Losing the Voice of a Generation

Ethan Alonzo, Editor-In-Chief

Calling Ruth Bader Ginsburg an icon in the fight for women’s rights would be the understatement of the century. Condensing her achievements and accomplishments into a mere 400-word article is not only a disservice to her legacy but also an impossible task.
The political landscape of America was changed through the work of The Notorious R.B.G. and America will have to face the upcoming political changes without one if it’s strongest voices.
If Ginsburg was anything, she was a trailblazer in the field of women’s rights, as she was the co-founder of the Women’s Rights Project at the American Civil Liberties Union, ACLU, in 1972. However, even before then, Ginsburg paved the way for women in her respective field of work.
While Ginsburg was only one of nine women at Harvard Law in 1956, she was able to make law review at Harvard a year later then again at Columbia Law School, an achievement rare among students, both male or female. All the while parenting her newly born daughter.
Despite Ginsburg’s skills in law, with grades to prove it, she still wasn’t approved for a clerkship due to gender, according to the ACLU website.
“Upon graduating from Columbia in 1959, Ginsburg tied for first in her class. Still, when she was recommended for a clerkship with Supreme Court Justice Felix Frankfurter by Albert Sachs, a professor at Harvard Law School, Frankfurter responded that he wasn’t ready to hire a woman and asked Sachs to recommend a man.”
After time abroad pursuing a different legal passion, international civil procedure, Ginsburg returned to the States, becoming the first female professor at Colombia to earn tenure. During this time, Ginsburg took to the Supreme Court, successfully arguing six gender-discrimination based cases.
Eventually, her fight for justice brought her to the U.S. Court of Appeals for the District of Columbia, appointed by President Jimmy Carter, where she served for thirteen years. Then, in 1993, President Bill Clinton appointed Ginsburg to the Supreme Court, with this past August marking 27 years of service.
During her service as a justice, Ruth Bader Ginsburg continued her work as an advocate, fighting for women’s rights. Between pay wage gaps to limited job positions based on gender, Ginsburg never gave up the fight.

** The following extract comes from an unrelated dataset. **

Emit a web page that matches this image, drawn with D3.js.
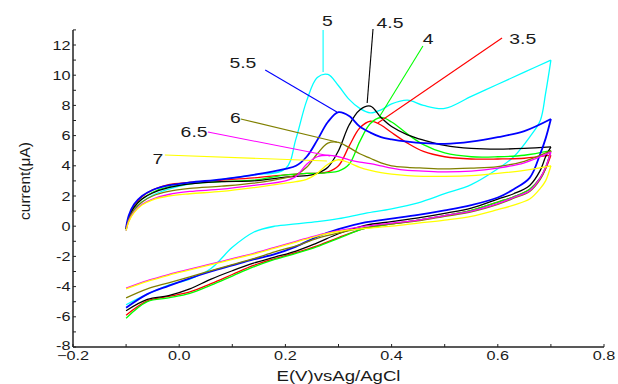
<!DOCTYPE html>
<html><head><meta charset="utf-8">
<script src="https://cdn.jsdelivr.net/npm/d3@7"></script>
<style>body{margin:0;background:#fff}svg{display:block}text{font-family:"Liberation Sans",Arial,sans-serif;fill:#1a1a1a}</style>
</head><body><div id="chart"></div>
<script>
// Potential grid (V vs Ag/AgCl)
const Efwd = [-0.1,-0.095,-0.085,-0.07,-0.05,-0.02,0.02,0.08,0.14,0.2,0.22,0.24,0.26,0.28,0.3,0.32,0.34,0.36,0.38,0.4,0.43,0.46,0.5,0.55,0.6,0.65,0.7];
const Erev = [0.69,0.68,0.66,0.63,0.6,0.55,0.5,0.45,0.4,0.35,0.3,0.26,0.22,0.18,0.14,0.1,0.06,0.02,-0.02,-0.06,-0.1];

const seriesNames = ["5","3.5","4","4.5","5.5","6","6.5","7"];
const seriesColors = ["#00ffff","#ff0000","#00ff00","#000000","#0000ff","#808000","#ff00ff","#ffff00"];

// current (uA), forward (anodic) sweep
const fwd5   = [-0.3,0.4,1.05,1.6,2.05,2.45,2.8,3.1,3.4,3.8,5.8,8.3,9.85,10.05,9.3,8.4,7.8,7.5,7.7,8.1,8.35,8.0,7.8,8.6,9.4,10.2,11.0];
const fwd35  = [-0.2,0.6,1.35,1.95,2.4,2.75,2.9,3.05,3.2,3.4,3.45,3.5,3.5,3.6,4.0,5.3,6.5,6.95,6.7,6.2,5.5,4.95,4.6,4.45,4.45,4.5,4.7];
const fwd4   = [-0.2,0.55,1.25,1.8,2.25,2.6,2.8,2.95,3.05,3.4,3.45,3.5,3.5,3.55,3.65,4.1,5.6,6.8,7.2,6.9,6.1,5.4,4.85,4.6,4.6,4.7,5.0];
const fwd45  = [-0.2,0.55,1.25,1.8,2.2,2.55,2.8,2.95,3.0,3.25,3.3,3.35,3.5,3.9,5.0,6.7,7.7,7.95,7.2,6.6,6.05,5.7,5.35,5.15,5.1,5.15,5.25];
const fwd55  = [-0.1,0.7,1.45,2.0,2.4,2.7,2.9,3.1,3.4,3.8,4.0,4.6,5.7,6.9,7.55,7.3,6.6,6.2,5.9,5.75,5.6,5.5,5.45,5.6,5.9,6.3,7.1];
const fwd6   = [-0.2,0.45,1.1,1.6,2.0,2.3,2.5,2.65,2.85,3.2,3.4,3.9,4.8,5.5,5.55,5.2,4.8,4.5,4.2,4.0,3.9,3.85,3.8,3.85,3.95,4.3,5.0];
const fwd65  = [-0.3,0.35,0.95,1.45,1.8,2.1,2.3,2.45,2.7,3.0,3.3,4.1,4.6,4.7,4.6,4.4,4.25,4.15,4.0,3.85,3.7,3.65,3.6,3.65,3.85,4.2,4.9];
const fwd7   = [-0.3,0.3,0.9,1.4,1.75,2.0,2.15,2.3,2.55,2.85,2.95,3.1,3.5,4.1,4.4,4.2,3.9,3.7,3.55,3.45,3.35,3.3,3.3,3.35,3.5,3.7,4.0];

// current (uA), reverse (cathodic) sweep
const rev5   = [8.8,7.0,5.9,4.6,3.8,2.75,2.15,1.55,1.15,0.85,0.5,0.3,0.15,0.0,-0.4,-1.4,-2.8,-3.5,-3.9,-4.5,-5.2];
const rev35  = [3.8,3.2,2.45,1.95,1.6,1.05,0.7,0.4,0.15,-0.15,-0.75,-1.3,-1.75,-2.15,-2.6,-3.2,-3.8,-4.35,-4.65,-4.95,-5.9];
const rev4   = [3.9,3.2,2.45,1.95,1.6,1.05,0.7,0.4,0.15,-0.15,-0.8,-1.35,-1.8,-2.2,-2.7,-3.3,-3.9,-4.45,-4.75,-5.0,-6.1];
const rev45  = [4.6,3.7,2.7,2.15,1.8,1.2,0.85,0.55,0.3,0.05,-0.5,-1.1,-1.65,-2.05,-2.45,-2.95,-3.5,-4.15,-4.6,-4.85,-5.6];
const rev55  = [5.8,4.8,3.2,2.45,1.9,1.4,1.05,0.75,0.5,0.25,-0.2,-0.7,-1.35,-1.85,-2.2,-2.6,-3.0,-3.45,-3.95,-4.5,-5.4];
const rev6   = [3.8,3.1,2.3,1.85,1.45,0.95,0.65,0.35,0.15,-0.1,-0.45,-0.8,-1.3,-1.7,-2.15,-2.55,-2.95,-3.35,-3.75,-4.15,-4.75];
const rev65  = [3.9,3.2,2.35,1.9,1.5,1.0,0.7,0.4,0.2,0.0,-0.3,-0.6,-1.0,-1.4,-1.8,-2.15,-2.5,-2.85,-3.2,-3.6,-4.1];
const rev7   = [3.0,2.5,1.8,1.4,1.1,0.65,0.4,0.2,0.0,-0.15,-0.35,-0.65,-1.05,-1.45,-1.85,-2.2,-2.55,-2.9,-3.25,-3.65,-4.15];

const fwdAll = [fwd5,fwd35,fwd4,fwd45,fwd55,fwd6,fwd65,fwd7];
const revAll = [rev5,rev35,rev4,rev45,rev55,rev6,rev65,rev7];

// axis ticks
const xTickLabels = [-0.2,0.0,0.2,0.4,0.6,0.8];
const yTickLabels = [-8,-6,-4,-2,0,2,4,6,8,10,12];

// pH annotations: label, label anchor (E, I), leader start and end (E, I)
const annLabels = ["5","4.5","4","3.5","5.5","6","6.5","7"];
const annColors = ["#00ffff","#000000","#00ff00","#ff0000","#0000ff","#808000","#ff00ff","#ffff00"];
const annTextE  = [0.279,0.397,0.469,0.647,0.120,0.106,0.028,-0.040];
const annTextI  = [13.26,13.13,12.07,12.07,10.48,6.83,5.91,4.12];
const annFromE  = [0.271,0.365,0.459,0.608,0.162,0.116,0.054,-0.027];
const annFromI  = [12.99,13.06,11.93,12.46,10.34,7.10,6.24,4.72];
const annToE    = [0.271,0.354,0.378,0.374,0.297,0.297,0.284,0.278];
const annToI    = [10.21,8.16,7.30,6.83,7.56,5.58,4.65,4.32];

const W = 618, H = 384;
const svg = d3.select("#chart").append("svg").attr("width",W).attr("height",H);
const x = d3.scaleLinear().domain([-0.2,0.8]).range([73,604]);
const y = d3.scaleLinear().domain([-8,12]).range([347,45]);

function stretchedText(px,py,str,size,anchor,sx){
  const g = svg.append("g").attr("transform",`translate(${px},${py}) scale(${sx},1)`);
  g.append("text").attr("text-anchor",anchor).style("font-size",size+"px").text(str);
  return g;
}

// curves
const line = d3.line().x(d=>x(d[0])).y(d=>y(d[1])).curve(d3.curveCatmullRom.alpha(0.5));
fwdAll.forEach((f,i)=>{
  const r = revAll[i];
  const fpts = Efwd.map((e,k)=>[e,f[k]]);
  const rpts = [[Efwd[Efwd.length-1], f[f.length-1]]].concat(Erev.map((e,k)=>[e,r[k]]));
  const w = seriesNames[i]==="5.5" ? 1.8 : 1.3;
  svg.append("path").attr("d",line(fpts)).attr("fill","none").attr("stroke",seriesColors[i]).attr("stroke-width",w);
  svg.append("path").attr("d",line(rpts)).attr("fill","none").attr("stroke",seriesColors[i]).attr("stroke-width",w);
});

// annotation leaders and labels
annLabels.forEach((t,i)=>{
  svg.append("line").attr("x1",x(annFromE[i])).attr("y1",y(annFromI[i]))
    .attr("x2",x(annToE[i])).attr("y2",y(annToI[i]))
    .attr("stroke",annColors[i]).attr("stroke-width",1.1);
  stretchedText(x(annTextE[i]), y(annTextI[i]), t, 15.5, "middle", 1.25);
});

// axes
const axisColor = "#222";
svg.append("line").attr("x1",x(-0.2)).attr("x2",x(0.8)).attr("y1",y(-8)).attr("y2",y(-8)).attr("stroke",axisColor).attr("stroke-width",1.5);
svg.append("line").attr("x1",x(-0.2)).attr("x2",x(-0.2)).attr("y1",y(-8)).attr("y2",y(13)).attr("stroke",axisColor).attr("stroke-width",1.5);
d3.range(-2,9).map(v=>v/10).forEach(v=>{
  svg.append("line").attr("x1",x(v)).attr("x2",x(v)).attr("y1",y(-8)).attr("y2",y(-8)-3).attr("stroke",axisColor).attr("stroke-width",1);
});
d3.range(-8,14).forEach(v=>{
  svg.append("line").attr("x1",x(-0.2)).attr("x2",x(-0.2)+3).attr("y1",y(v)).attr("y2",y(v)).attr("stroke",axisColor).attr("stroke-width",1);
});
xTickLabels.forEach(v=>{
  stretchedText(x(v), y(-8)+12.5, d3.format(".1f")(v), 12.5, "middle", 1.3);
});
yTickLabels.forEach(v=>{
  stretchedText(x(-0.2)-2.5, y(v)+(v===-8 ? 2.5 : 4.5), String(v), 12.5, "end", 1.3);
});

// axis titles
stretchedText((x(-0.2)+x(0.8))/2, 381, "E(V)vsAg/AgCl", 15.5, "middle", 1.2);
svg.append("text").attr("transform","translate(30,181) rotate(-90)").attr("text-anchor","middle")
  .style("font-size","15.5px").text("current(\u03bcA)");
</script></body></html>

There can be many ways to honor Ginsburg’s memory and beliefs, however, I think she said it best herself.
“Someone who used whatever talent she had to do her work to the very best of her ability. And to help repair tears in her society, to make things a little better through the use of whatever ability she has. To do something, as my colleague David Souter would say, outside myself.
‘Cause I’ve gotten much more satisfaction for the things that I’ve done for which I was not paid.’”- Ruth Bader Ginsburg.